Requirement.
Would you repeat the listing exactly but omit every picture?

Supplied material.

[Begin]

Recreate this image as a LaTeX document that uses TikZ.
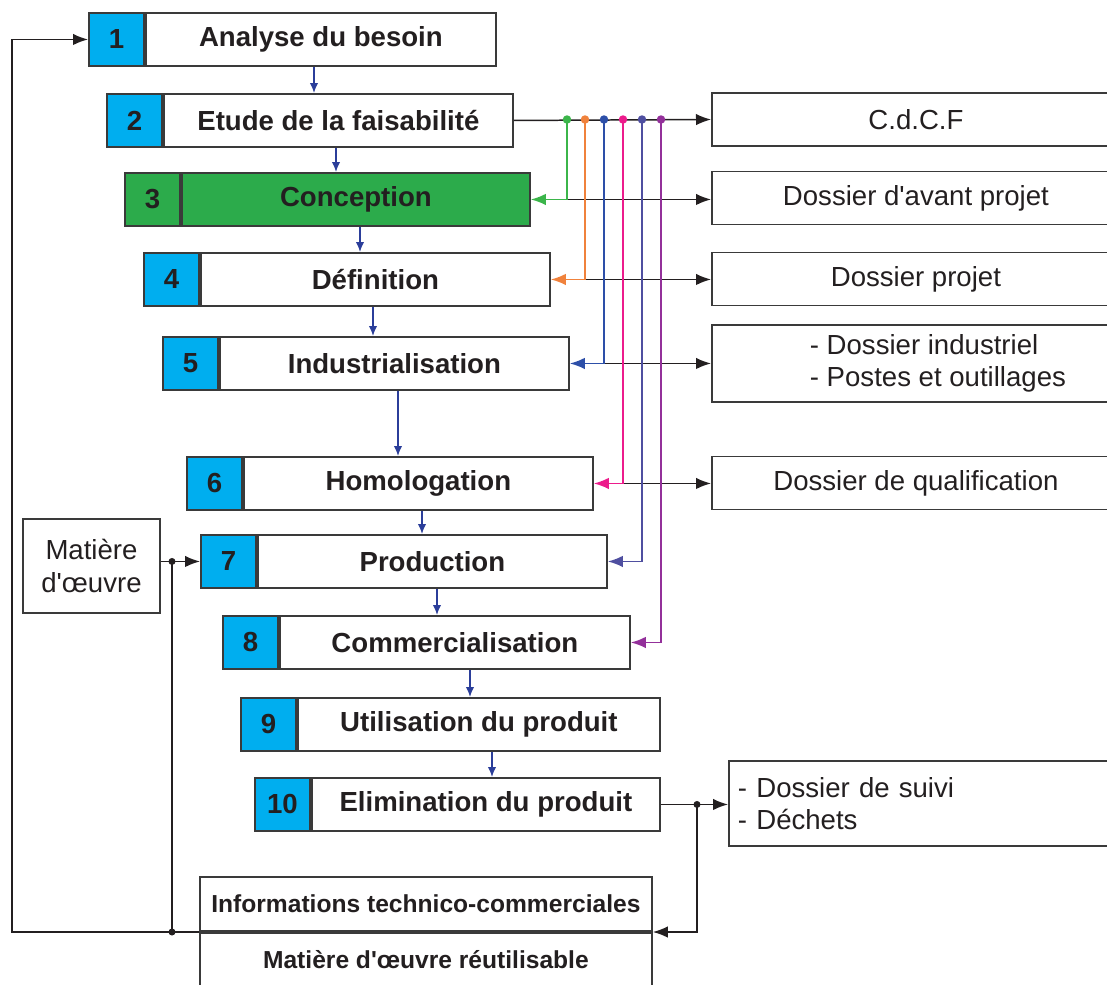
\documentclass[tikz,border=0pt]{standalone}
\usepackage{fontspec}
\setmainfont{Liberation Sans}
\usetikzlibrary{arrows.meta, positioning}
\definecolor{numCyan}{HTML}{00AEEF}
\definecolor{concGreen}{HTML}{2CAB4B}
\definecolor{lnGreen}{HTML}{3BB54A}
\definecolor{lnOrange}{HTML}{F0823C}
\definecolor{lnBlue}{HTML}{2D4FA8}
\definecolor{lnPink}{HTML}{EC1C8C}
\definecolor{lnIndigo}{HTML}{4F4FA0}
\definecolor{lnPurple}{HTML}{93309A}
\definecolor{flowBlue}{HTML}{2B3E9A}
\definecolor{edgeGray}{HTML}{3A3A3A}
\definecolor{txtDark}{HTML}{231F20}
\newcommand{\stepFont}{\bfseries\fontsize{15.7}{19}\selectfont}
\newcommand{\docFont}{\fontsize{15.7}{18.5}\selectfont}
\newcommand{\infoFont}{\bfseries\fontsize{14}{17}\selectfont}
\newcommand{\aps}{\textquotesingle}
\tikzset{
    numBox/.style={draw=edgeGray, line width=1.1pt, anchor=north west, inner sep=0pt, minimum width=1.1cm, minimum height=1.06cm, font=\stepFont, text=txtDark},
    stepBox/.style={draw=edgeGray, line width=1.1pt, anchor=north west, inner sep=0pt, minimum height=1.06cm, font=\stepFont, text=txtDark},
    docBox/.style={draw=edgeGray, line width=1.1pt, anchor=west, inner sep=0pt, minimum height=1.06cm, font=\docFont, text=txtDark},
    infoBox/.style={draw=edgeGray, line width=1.1pt, inner sep=0pt, minimum width=9.04cm, minimum height=1.08cm, font=\infoFont, text=txtDark},
    flowArrow/.style={draw=flowBlue, line width=0.85pt, -{Latex[length=2mm, width=1.7mm]}},
    blkArrow/.style={draw=txtDark, line width=0.85pt, -{Latex[length=3mm, width=2.3mm]}},
    colArrow/.style={draw=#1, line width=0.85pt, -{Latex[length=3mm, width=2.3mm]}}
}

\begin{document}
\begin{tikzpicture}[x=0.02cm, y=-0.02cm]
    \clip (0,0) rectangle (1107,985);
    % life cycle steps
    \foreach \n/\xl/\yt/\xr/\cn/\ct/\txt in {
        1/88/12/495/numCyan/white/Analyse du besoin,
        2/106/93/512/numCyan/white/Etude de la faisabilité,
        3/124/172/529/concGreen/concGreen/Conception,
        4/143/252/549/numCyan/white/Définition,
        5/162/336/568/numCyan/white/Industrialisation,
        6/186/456/592/numCyan/white/Homologation,
        7/200/534/606/numCyan/white/Production,
        8/222/615/629/numCyan/white/Commercialisation,
        9/240/697/659/numCyan/white/Utilisation du produit,
        10/254/777/659/numCyan/white/Elimination du produit}
    {
        \node[numBox, fill=\cn] (n\n) at (\xl,\yt) {\n};
        \node[stepBox, fill=\ct, minimum width={(\xr-\xl-57)*0.02cm}] (s\n) at (n\n.north east) {\txt};
    }
    % documents
    \node[docBox, minimum width=8.16cm] (dCdcf) at (711,119.5) {C.d.C.F};
    \node[docBox, minimum width=8.16cm] (dAvant) at (711,198) {Dossier d\aps avant projet};
    \node[docBox, minimum width=8.16cm] (dProjet) at (711,279) {Dossier projet};
    \node[docBox, minimum width=9.04cm, minimum height=1.54cm, align=left] (dIndus) at (711,363.5) {- Dossier industriel\\- Postes et outillages};
    \node[docBox, minimum width=8.16cm] (dQualif) at (711,483) {Dossier de qualification};
    \node[docBox, minimum height=1.7cm, text width=7.48cm, inner xsep=0.18cm, align=left] (dSuivi) at (728,803.5) {- Dossier de suivi\\- Déchets};
    \node[draw=edgeGray, line width=1.1pt, minimum width=2.74cm, minimum height=1.88cm, align=center, font=\docFont, text=txtDark] (mat) at (91.5,566) {Matière\\d\aps œuvre};
    \node[infoBox, anchor=south west] (info) at (199,932) {Informations technico-commerciales};
    \node[infoBox, anchor=north west, minimum height=1.3cm] (reuse) at (info.south west) {\raisebox{0.25cm}{Matière d\aps œuvre réutilisable}};
    % flow between steps
    \foreach \a/\b/\ax in {1/2/314, 2/3/336, 3/4/360, 4/5/373, 5/6/398, 6/7/422, 7/8/437, 8/9/470, 9/10/492}
        \draw[flowArrow] (\ax,0 |- s\a.south) -- (\ax,0 |- s\b.north);
    % outputs of the feasibility study
    \draw[blkArrow] (s2.east) -- (dCdcf.west);
    \foreach \k/\xc in {3/567, 4/585, 5/604, 6/623, 7/642, 8/661} {
        \coordinate (t\k) at (\xc,0 |- dCdcf.west);
        \coordinate (c\k) at (\xc,0 |- s\k.east);
    }
    \draw[blkArrow] (c3) -- (c3 -| dAvant.west);
    \draw[blkArrow] (c4) -- (c4 -| dProjet.west);
    \draw[blkArrow] (c5) -- (c5 -| dIndus.west);
    \draw[blkArrow] (c6) -- (c6 -| dQualif.west);
    \foreach \k/\col in {3/lnGreen, 4/lnOrange, 5/lnBlue, 6/lnPink, 7/lnIndigo, 8/lnPurple} {
        \draw[colArrow=\col] (t\k) -- (c\k) -- (s\k.east);
        \fill[\col] (t\k) circle (0.085cm);
    }
    % end of life and feedback loop
    \coordinate (jElim) at (697,0 |- s10.east);
    \coordinate (cLoop) at (12,0 |- info.south west);
    \coordinate (jLoop) at (172,0 |- info.south west);
    \coordinate (jMat) at (172,0 |- n7.west);
    \draw[blkArrow] (s10.east) -- (dSuivi.west |- s10.east);
    \draw[blkArrow] (jElim) |- (info.south east);
    \draw[blkArrow] (info.south west) -- (cLoop) |- (n1.west);
    \draw[blkArrow] (mat.east |- n7.west) -- (n7.west);
    \draw[txtDark, line width=0.85pt] (jLoop) -- (jMat);
    \fill[txtDark] (jElim) circle (0.07cm) (jLoop) circle (0.07cm) (jMat) circle (0.07cm);
\end{tikzpicture}
\end{document}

[End]

Exercise answer.
Recreate this image as a LaTeX document that uses TikZ.
\documentclass[tikz,border=0pt]{standalone}
\usepackage{fontspec}
\setmainfont{Liberation Sans}
\usetikzlibrary{arrows.meta, positioning}
\definecolor{numCyan}{HTML}{00AEEF}
\definecolor{concGreen}{HTML}{2CAB4B}
\definecolor{lnGreen}{HTML}{3BB54A}
\definecolor{lnOrange}{HTML}{F0823C}
\definecolor{lnBlue}{HTML}{2D4FA8}
\definecolor{lnPink}{HTML}{EC1C8C}
\definecolor{lnIndigo}{HTML}{4F4FA0}
\definecolor{lnPurple}{HTML}{93309A}
\definecolor{flowBlue}{HTML}{2B3E9A}
\definecolor{edgeGray}{HTML}{3A3A3A}
\definecolor{txtDark}{HTML}{231F20}
\newcommand{\stepFont}{\bfseries\fontsize{15.7}{19}\selectfont}
\newcommand{\docFont}{\fontsize{15.7}{18.5}\selectfont}
\newcommand{\infoFont}{\bfseries\fontsize{14}{17}\selectfont}
\newcommand{\aps}{\textquotesingle}
\tikzset{
    numBox/.style={draw=edgeGray, line width=1.1pt, anchor=north west, inner sep=0pt, minimum width=1.1cm, minimum height=1.06cm, font=\stepFont, text=txtDark},
    stepBox/.style={draw=edgeGray, line width=1.1pt, anchor=north west, inner sep=0pt, minimum height=1.06cm, font=\stepFont, text=txtDark},
    docBox/.style={draw=edgeGray, line width=1.1pt, anchor=west, inner sep=0pt, minimum height=1.06cm, font=\docFont, text=txtDark},
    infoBox/.style={draw=edgeGray, line width=1.1pt, inner sep=0pt, minimum width=9.04cm, minimum height=1.08cm, font=\infoFont, text=txtDark},
    flowArrow/.style={draw=flowBlue, line width=0.85pt, -{Latex[length=2mm, width=1.7mm]}},
    blkArrow/.style={draw=txtDark, line width=0.85pt, -{Latex[length=3mm, width=2.3mm]}},
    colArrow/.style={draw=#1, line width=0.85pt, -{Latex[length=3mm, width=2.3mm]}}
}

\begin{document}
\begin{tikzpicture}[x=0.02cm, y=-0.02cm]
    \clip (0,0) rectangle (1107,985);
    % life cycle steps
    \foreach \n/\xl/\yt/\xr/\cn/\ct/\txt in {
        1/88/12/495/numCyan/white/Analyse du besoin,
        2/106/93/512/numCyan/white/Etude de la faisabilité,
        3/124/172/529/concGreen/concGreen/Conception,
        4/143/252/549/numCyan/white/Définition,
        5/162/336/568/numCyan/white/Industrialisation,
        6/186/456/592/numCyan/white/Homologation,
        7/200/534/606/numCyan/white/Production,
        8/222/615/629/numCyan/white/Commercialisation,
        9/240/697/659/numCyan/white/Utilisation du produit,
        10/254/777/659/numCyan/white/Elimination du produit}
    {
        \node[numBox, fill=\cn] (n\n) at (\xl,\yt) {\n};
        \node[stepBox, fill=\ct, minimum width={(\xr-\xl-57)*0.02cm}] (s\n) at (n\n.north east) {\txt};
    }
    % documents
    \node[docBox, minimum width=8.16cm] (dCdcf) at (711,119.5) {C.d.C.F};
    \node[docBox, minimum width=8.16cm] (dAvant) at (711,198) {Dossier d\aps avant projet};
    \node[docBox, minimum width=8.16cm] (dProjet) at (711,279) {Dossier projet};
    \node[docBox, minimum width=9.04cm, minimum height=1.54cm, align=left] (dIndus) at (711,363.5) {- Dossier industriel\\- Postes et outillages};
    \node[docBox, minimum width=8.16cm] (dQualif) at (711,483) {Dossier de qualification};
    \node[docBox, minimum height=1.7cm, text width=7.48cm, inner xsep=0.18cm, align=left] (dSuivi) at (728,803.5) {- Dossier de suivi\\- Déchets};
    \node[draw=edgeGray, line width=1.1pt, minimum width=2.74cm, minimum height=1.88cm, align=center, font=\docFont, text=txtDark] (mat) at (91.5,566) {Matière\\d\aps œuvre};
    \node[infoBox, anchor=south west] (info) at (199,932) {Informations technico-commerciales};
    \node[infoBox, anchor=north west, minimum height=1.3cm] (reuse) at (info.south west) {\raisebox{0.25cm}{Matière d\aps œuvre réutilisable}};
    % flow between steps
    \foreach \a/\b/\ax in {1/2/314, 2/3/336, 3/4/360, 4/5/373, 5/6/398, 6/7/422, 7/8/437, 8/9/470, 9/10/492}
        \draw[flowArrow] (\ax,0 |- s\a.south) -- (\ax,0 |- s\b.north);
    % outputs of the feasibility study
    \draw[blkArrow] (s2.east) -- (dCdcf.west);
    \foreach \k/\xc in {3/567, 4/585, 5/604, 6/623, 7/642, 8/661} {
        \coordinate (t\k) at (\xc,0 |- dCdcf.west);
        \coordinate (c\k) at (\xc,0 |- s\k.east);
    }
    \draw[blkArrow] (c3) -- (c3 -| dAvant.west);
    \draw[blkArrow] (c4) -- (c4 -| dProjet.west);
    \draw[blkArrow] (c5) -- (c5 -| dIndus.west);
    \draw[blkArrow] (c6) -- (c6 -| dQualif.west);
    \foreach \k/\col in {3/lnGreen, 4/lnOrange, 5/lnBlue, 6/lnPink, 7/lnIndigo, 8/lnPurple} {
        \draw[colArrow=\col] (t\k) -- (c\k) -- (s\k.east);
        \fill[\col] (t\k) circle (0.085cm);
    }
    % end of life and feedback loop
    \coordinate (jElim) at (697,0 |- s10.east);
    \coordinate (cLoop) at (12,0 |- info.south west);
    \coordinate (jLoop) at (172,0 |- info.south west);
    \coordinate (jMat) at (172,0 |- n7.west);
    \draw[blkArrow] (s10.east) -- (dSuivi.west |- s10.east);
    \draw[blkArrow] (jElim) |- (info.south east);
    \draw[blkArrow] (info.south west) -- (cLoop) |- (n1.west);
    \draw[blkArrow] (mat.east |- n7.west) -- (n7.west);
    \draw[txtDark, line width=0.85pt] (jLoop) -- (jMat);
    \fill[txtDark] (jElim) circle (0.07cm) (jLoop) circle (0.07cm) (jMat) circle (0.07cm);
\end{tikzpicture}
\end{document}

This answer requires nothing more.